For
Listeners to Talk Radio 702
The Jenny Crwys-Williams Show 29th May 2006
A daunting challenge facing South Africa at present is the creation of employment. This requires people with either qualifications or capability to be drawn into the economically active sector. Most important of all, it requires a commitment from as many skilled South Africans as possible, to mentor other people without expectation of a return. How do you develop people capable of eclectic, creative, visionary and usable thinking?
The first challenge is that qualifications are not the same as capability. A certificate or university degree will theoretically testify to someone’s ability to think at a certain level. The following story has nothing whatsoever to do with ethnicity but everything to do with mindset, and it’s a valuable real-life example: Kwame, the highly personable, formally well-educated young black man in Donald Trump’s ‘The Apprentice’ TV series, was pipped at the post by a seat-of-the-pants entrepreneurial young white man who could make up the script as he went along. Even though Kwame was American-educated, he typified a certain element in South African business today. He was described by Trump’s insightful female marketing guru as a ‘text book man.’ There can be no greater curse.
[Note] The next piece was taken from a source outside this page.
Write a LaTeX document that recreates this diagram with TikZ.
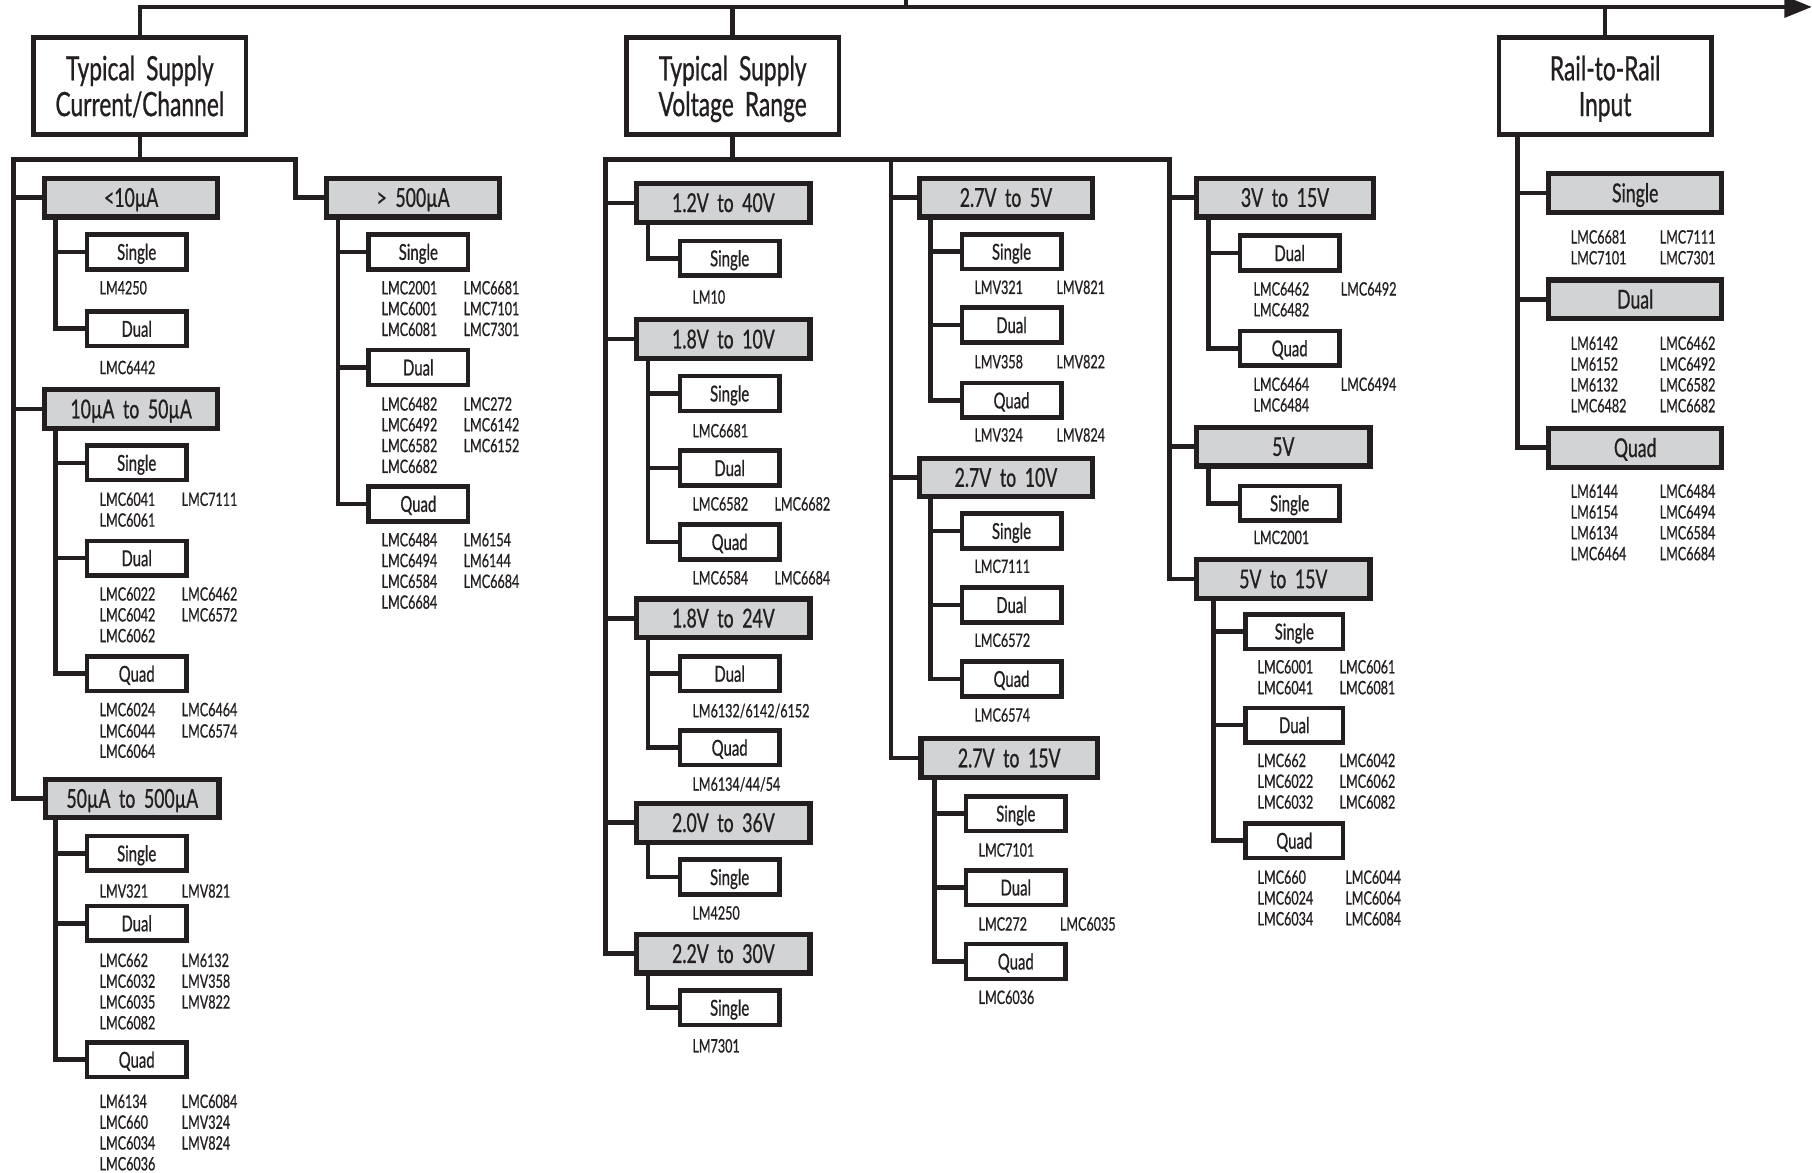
\documentclass[tikz,border=0pt]{standalone}
\usepackage{fontspec}
\setmainfont{Lato}[FakeStretch=0.68,WordSpace=1.9,FakeBold=0.7]
\usetikzlibrary{arrows.meta}
\definecolor{ink}{HTML}{231F20}
\definecolor{boxgray}{HTML}{D1D3D4}
\newcommand\fpart{\fontsize{16pt}{18pt}\selectfont}
\newcommand\flab{\fontsize{19pt}{21pt}\selectfont}
\newcommand\fgray{\fontsize{22.5pt}{24pt}\selectfont}
\newcommand\ftop{\fontsize{29pt}{31pt}\selectfont}
\newcounter{partno}
\newcommand\partlbl[3]{\stepcounter{partno}\node[part] (p\arabic{partno}) at (#1,#2) {#3};}
\newcommand\partrow[5]{\partlbl{#1}{#3}{#4}\partlbl{#2}{#3}{#5}}
\tikzset{
 wire/.style={draw=ink, line width=4pt},
 topbox/.style={draw=ink, line width=4pt, fill=white, minimum width=184pt, minimum height=84pt, inner sep=0pt, align=center, font=\ftop, text=ink, text depth=0pt},
 gbox/.style={draw=ink, line width=4.5pt, fill=boxgray, minimum width=150pt, minimum height=33.5pt, inner sep=0pt, font=\fgray, text=ink, text height=16pt, text depth=0pt},
 sbox/.style={draw=ink, line width=4pt, fill=white, minimum width=86pt, minimum height=30pt, inner sep=0pt, font=\flab, text=ink, text height=13.8pt, text depth=0pt},
 part/.style={anchor=west, inner sep=0pt, font=\fpart, text=ink, text height=11.5pt, text depth=0pt},
}
\begin{document}
\begin{tikzpicture}[x=1pt,y=-1pt,line join=miter]
\useasboundingbox (0,0) rectangle (1568,1015);
% ---------- top level ----------
\node[topbox] (T1) at (121,74.3) {Typical Supply\\Current/Channel};
\node[topbox] (T2) at (634,74.3) {Typical Supply\\Voltage Range};
\node[topbox] (T3) at (1389,74.3) {Rail-to-Rail\\Input};
\coordinate (tip) at (1568,6);
\coordinate (tick) at (784,0);
% ---------- column 1 / 2 ----------
\node[gbox] (A1) at (113.5,171) {<10µA};
\node[sbox] (A1s) at (118.3,218) {Single};
\node[sbox] (A1d) at (118.3,284.5) {Dual};
\node[gbox] (A2) at (113.5,354) {10µA to 50µA};
\node[sbox] (A2s) at (118.3,400.5) {Single};
\node[sbox] (A2d) at (118.3,483) {Dual};
\node[sbox] (A2q) at (118.3,583) {Quad};
\node[gbox] (A3) at (114.5,691) {50µA to 500µA};
\node[sbox] (A3s) at (118.3,738.5) {Single};
\node[sbox] (A3d) at (118.3,799) {Dual};
\node[sbox] (A3q) at (118.3,917) {Quad};
\node[gbox] (A4) at (357.5,171) {> 500µA};
\node[sbox] (A4s) at (362,218) {Single};
\node[sbox] (A4d) at (362,318) {Dual};
\node[sbox] (A4q) at (362,436) {Quad};
% ---------- column 3 ----------
\node[gbox] (B1) at (626,175.5) {1.2V to 40V};
\node[sbox] (B1s) at (631.4,223.5) {Single};
\node[gbox] (B2) at (626,293.5) {1.8V to 10V};
\node[sbox] (B2s) at (631.4,340.5) {Single};
\node[sbox] (B2d) at (631.4,405) {Dual};
\node[sbox] (B2q) at (631.4,469) {Quad};
\node[gbox] (B3) at (626,535) {1.8V to 24V};
\node[sbox] (B3d) at (631.4,583) {Dual};
\node[sbox] (B3q) at (631.4,647) {Quad};
\node[gbox] (B4) at (626,712) {2.0V to 36V};
\node[sbox] (B4s) at (631.4,759) {Single};
\node[gbox] (B5) at (626,825.3) {2.2V to 30V};
\node[sbox] (B5s) at (631.4,872) {Single};
% ---------- column 4 ----------
\node[gbox] (C1) at (870.5,171) {2.7V to 5V};
\node[sbox] (C1s) at (875.3,217.8) {Single};
\node[sbox] (C1d) at (875.3,281.3) {Dual};
\node[sbox] (C1q) at (875.3,346.5) {Quad};
\node[gbox] (C2) at (870.5,413.2) {2.7V to 10V};
\node[sbox] (C2s) at (875.3,459.5) {Single};
\node[sbox] (C2d) at (875.3,523.5) {Dual};
\node[sbox] (C2q) at (875.3,587.5) {Quad};
\node[gbox,minimum width=152.5pt] (C3) at (873.3,656) {2.7V to 15V};
\node[sbox] (C3s) at (879,704) {Single};
\node[sbox] (C3d) at (879,768) {Dual};
\node[sbox] (C3q) at (879,832) {Quad};
% ---------- column 5 ----------
\node[gbox,minimum width=153.5pt] (D1) at (1112,171) {3V to 15V};
\node[sbox] (D1d) at (1116,219) {Dual};
\node[sbox] (D1q) at (1116,301.4) {Quad};
\node[gbox] (D2) at (1110.5,386.5) {5V};
\node[sbox] (D2s) at (1116,435.5) {Single};
\node[gbox] (D3) at (1110.5,501) {5V to 15V};
\node[sbox,minimum width=84pt] (D3s) at (1120,546.5) {Single};
\node[sbox,minimum width=84pt] (D3d) at (1120,627.5) {Dual};
\node[sbox,minimum width=84pt] (D3q) at (1120,727.5) {Quad};
% ---------- column 6 ----------
\node[gbox] (E1) at (1415,167) {Single};
\node[gbox] (E2) at (1415,259) {Dual};
\node[gbox] (E3) at (1415,387.5) {Quad};
% ---------- connectors ----------
\draw[wire,-{Triangle[length=24pt,width=18pt]}] (T1.north) |- (tip);
\draw[wire] (T2.north) -- (T2.north |- tip);
\draw[wire] (T3.north) -- (T3.north |- tip);
\draw[wire] (tick) -- (tick |- tip);
% hub 1
\coordinate (L1) at (11.6,138);
\coordinate (R1) at (255.6,138);
\draw[wire] (T1.south) -- (T1.south |- L1);
\draw[wire] (A3.west) -| (L1) -- (R1) |- (A4.west);
\draw[wire] (L1) |- (A1.west);
\draw[wire] (L1) |- (A2.west);
\coordinate (v1) at (48,0);
\coordinate (v2) at (292.4,0);
\draw[wire] (A1.south -| v1) |- (A1d.west);
\draw[wire] (A1.south -| v1) |- (A1s.west);
\draw[wire] (A2.south -| v1) |- (A2q.west);
\draw[wire] (A2.south -| v1) |- (A2s.west);
\draw[wire] (A2.south -| v1) |- (A2d.west);
\draw[wire] (A3.south -| v1) |- (A3q.west);
\draw[wire] (A3.south -| v1) |- (A3s.west);
\draw[wire] (A3.south -| v1) |- (A3d.west);
\draw[wire] (A4.south -| v2) |- (A4q.west);
\draw[wire] (A4.south -| v2) |- (A4s.west);
\draw[wire] (A4.south -| v2) |- (A4d.west);
% hub 2
\coordinate (L2) at (523.8,138);
\coordinate (M2) at (771,138);
\coordinate (R2) at (1012,138);
\draw[wire] (T2.south) -- (T2.south |- L2);
\draw[wire] (B5.west) -| (L2) -- (R2) |- (D3.west);
\draw[wire] (L2) |- (B1.west);
\draw[wire] (L2) |- (B2.west);
\draw[wire] (L2) |- (B3.west);
\draw[wire] (L2) |- (B4.west);
\draw[wire] (M2) |- (C3.west);
\draw[wire] (M2) |- (C1.west);
\draw[wire] (M2) |- (C2.west);
\draw[wire] (R2) |- (D1.west);
\draw[wire] (R2) |- (D2.west);
\coordinate (v3) at (560.7,0);
\draw[wire] (B1.south -| v3) |- (B1s.west);
\draw[wire] (B2.south -| v3) |- (B2q.west);
\draw[wire] (B2.south -| v3) |- (B2s.west);
\draw[wire] (B2.south -| v3) |- (B2d.west);
\draw[wire] (B3.south -| v3) |- (B3q.west);
\draw[wire] (B3.south -| v3) |- (B3d.west);
\draw[wire] (B4.south -| v3) |- (B4s.west);
\draw[wire] (B5.south -| v3) |- (B5s.west);
\coordinate (v4) at (805,0);
\coordinate (v4b) at (808.5,0);
\draw[wire] (C1.south -| v4) |- (C1q.west);
\draw[wire] (C1.south -| v4) |- (C1s.west);
\draw[wire] (C1.south -| v4) |- (C1d.west);
\draw[wire] (C2.south -| v4) |- (C2q.west);
\draw[wire] (C2.south -| v4) |- (C2s.west);
\draw[wire] (C2.south -| v4) |- (C2d.west);
\draw[wire] (C3.south -| v4b) |- (C3q.west);
\draw[wire] (C3.south -| v4b) |- (C3s.west);
\draw[wire] (C3.south -| v4b) |- (C3d.west);
\coordinate (v5) at (1046,0);
\coordinate (v5b) at (1050,0);
\draw[wire] (D1.south -| v5) |- (D1q.west);
\draw[wire] (D1.south -| v5) |- (D1d.west);
\draw[wire] (D2.south -| v5) |- (D2s.west);
\draw[wire] (D3.south -| v5b) |- (D3q.west);
\draw[wire] (D3.south -| v5b) |- (D3s.west);
\draw[wire] (D3.south -| v5b) |- (D3d.west);
% column 6
\coordinate (v6) at (1313,0);
\draw[wire] (T3.south -| v6) |- (E3.west);
\draw[wire] (T3.south -| v6) |- (E1.west);
\draw[wire] (T3.south -| v6) |- (E2.west);
% ---------- part numbers ----------
\partlbl{86}{249}{LM4250}
\partlbl{86}{318}{LMC6442}
\partrow{86}{157}{432}{LMC6041}{LMC7111}
\partlbl{86}{450}{LMC6061}
\partrow{86}{157}{514}{LMC6022}{LMC6462}
\partrow{86}{157}{532}{LMC6042}{LMC6572}
\partlbl{86}{550}{LMC6062}
\partrow{86}{157}{614}{LMC6024}{LMC6464}
\partrow{86}{157}{632.5}{LMC6044}{LMC6574}
\partlbl{86}{650}{LMC6064}
\partrow{86}{157}{771}{LMV321}{LMV821}
\partrow{86}{157}{831}{LMC662}{LM6132}
\partrow{86}{157}{849}{LMC6032}{LMV358}
\partrow{86}{157}{867}{LMC6035}{LMV822}
\partlbl{86}{885}{LMC6082}
\partrow{86}{157}{953}{LM6134}{LMC6084}
\partrow{86}{157}{971}{LMC660}{LMV324}
\partrow{86}{157}{989}{LMC6034}{LMV824}
\partlbl{86}{1007}{LMC6036}
%
\partrow{330}{401}{249}{LMC2001}{LMC6681}
\partrow{330}{401}{267}{LMC6001}{LMC7101}
\partrow{330}{401}{285}{LMC6081}{LMC7301}
\partrow{330}{401}{349.6}{LMC6482}{LMC272}
\partrow{330}{401}{367.5}{LMC6492}{LMC6142}
\partrow{330}{401}{385.5}{LMC6582}{LMC6152}
\partlbl{330}{403.5}{LMC6682}
\partrow{330}{401}{467}{LMC6484}{LM6154}
\partrow{330}{401}{485}{LMC6494}{LM6144}
\partrow{330}{401}{503}{LMC6584}{LMC6684}
\partlbl{330}{521}{LMC6684}
%
\partlbl{599}{257}{LM10}
\partlbl{599}{372.7}{LMC6681}
\partrow{599}{670}{436}{LMC6582}{LMC6682}
\partrow{599}{670}{500}{LMC6584}{LMC6684}
\partlbl{599}{615}{LM6132/6142/6152}
\partlbl{599}{678.5}{LM6134/44/54}
\partlbl{599}{790}{LM4250}
\partlbl{599}{905}{LM7301}
%
\partrow{843}{914}{248.6}{LMV321}{LMV821}
\partrow{843}{914}{313}{LMV358}{LMV822}
\partrow{843}{914}{376.4}{LMV324}{LMV824}
\partlbl{843}{490}{LMC7111}
\partlbl{843}{554}{LMC6572}
\partlbl{843}{618.7}{LMC6574}
\partlbl{846.6}{735.5}{LMC7101}
\partrow{846.6}{917}{799.5}{LMC272}{LMC6035}
\partlbl{846.6}{863}{LMC6036}
%
\partrow{1084.5}{1160}{250}{LMC6462}{LMC6492}
\partlbl{1084.5}{268}{LMC6482}
\partrow{1084.5}{1160}{332.5}{LMC6464}{LMC6494}
\partlbl{1084.5}{350.4}{LMC6484}
\partlbl{1084.5}{465}{LMC2001}
\partrow{1088}{1159}{577}{LMC6001}{LMC6061}
\partrow{1088}{1159}{595}{LMC6041}{LMC6081}
\partrow{1088}{1159}{658}{LMC662}{LMC6042}
\partrow{1088}{1159}{676}{LMC6022}{LMC6062}
\partrow{1088}{1159}{694}{LMC6032}{LMC6082}
\partrow{1088}{1164}{759}{LMC660}{LMC6044}
\partrow{1088}{1164}{777}{LMC6024}{LMC6064}
\partrow{1088}{1164}{795}{LMC6034}{LMC6084}
%
\partrow{1359}{1436}{205}{LMC6681}{LMC7111}
\partrow{1359}{1436}{223}{LMC7101}{LMC7301}
\partrow{1359}{1436}{297}{LM6142}{LMC6462}
\partrow{1359}{1436}{315}{LM6152}{LMC6492}
\partrow{1359}{1436}{333}{LM6132}{LMC6582}
\partrow{1359}{1436}{351}{LMC6482}{LMC6682}
\partrow{1359}{1436}{425}{LM6144}{LMC6484}
\partrow{1359}{1436}{443}{LM6154}{LMC6494}
\partrow{1359}{1436}{461}{LM6134}{LMC6584}
\partrow{1359}{1436}{479}{LMC6464}{LMC6684}
\end{tikzpicture}
\end{document}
If it was between the pages of a marketing manual, or in a Harvard Business Review article, or in an MBA case-study or syndicate discussion, then it will be applied almost to the letter. But the ability to round-trip that information, compare it to a host of other scenarios and come up with a creative leap that can be applied to a fluid or volatile marketing demand, is another kind of ability altogether. It’s a talent which develops with rare exceptions, only from being joined at the hip of a genuine mentor.
Not all mentors are genuine. I have experience of some in South Africa’s multinationals who claim employment equity (EE) commitment. They’re hellishly good talkers, but backstage, are racists of note. Their stock modus operandi is to ‘set up’ young black executives in their company, and then systematically erode their status and self-esteem through a series of subtle but denigrating ‘failure’ experiences. At the end of which the pseudo-mentor probably sits back and says, “See, I told you ‘they’ wouldn’t be up to it.”
This isn’t a theoretical scenario. The HR director of one of these companies had a literal tantrum in his office when I accused his executive of complicity and culpability in this conspiracy-to-fail. In paraphrased Shakespearean terms I fear he protested too much. There were other creepies in their woodwork too. Like dictating to staff how they would complete certain assessment forms so the company would garner specific awards - nauseating and disgracefully dishonest. But they make a killing, in literal and metaphoric terms whilst their black talent revolving door spins apace.
Anglo American quietly understood the process many years back. They created the position of ‘executive assistant.’ You were joined at the hip with one of the luminaries in the organization. Perfectly implemented, such a mentoring becomes (excluding lala-time as we say in Zulu) a 24x7 exercise.
Not only should that young person be with you every business minute – regardless of the confidentiality of the situation, they should go with you to clients, be there when you negotiate, be there when you assist a staffer in crisis, be there when you hire or fire someone. They should go to business luncheons, be taught the finer points of globally acceptable business and social etiquette, be exposed to the vagaries of cultural differences. They should go to the theatre and movies with you. They should learn to play golf or squash or some other ‘networking’ orientated sport. They should be sponsored to join a country club so they get to understand how an old-boys or girls network operates. They should be made to read voraciously outside of their specific career interest so they become interesting conversationalists. They need to travel, to see and experience how the proverbial ‘other half’ lives.
The genuine mentor is she or he who will allow the one being mentored to suffer if necessary if that’s the quick route to the learning. People never truly learn from just theory and intellectual input. They learn experientially. Teach them to be utterly and completely honest. Explain the simple distinction between diplomacy and truth. If you’re in the office and the person says ‘She’s away at a conference today’ that’s a blatant lie. The simple and truthful answer is, ‘She’s unfortunately not available at present. May I take a message?’ Got it? There are no white lies. They’re lies. If you wish to mentor well, leave behind a legacy in which your protégé is committed passionately to a moral and ethical path personally and professionally. You will contribute not only to your company and the community but to the planet.
A final thought for the one being mentored: Please don’t compete with your mentor. If they’re genuine they’re seeking to have you grow beyond where they are. Appropriate humility and receptivity are essential prerequisites, if you’re to benefit.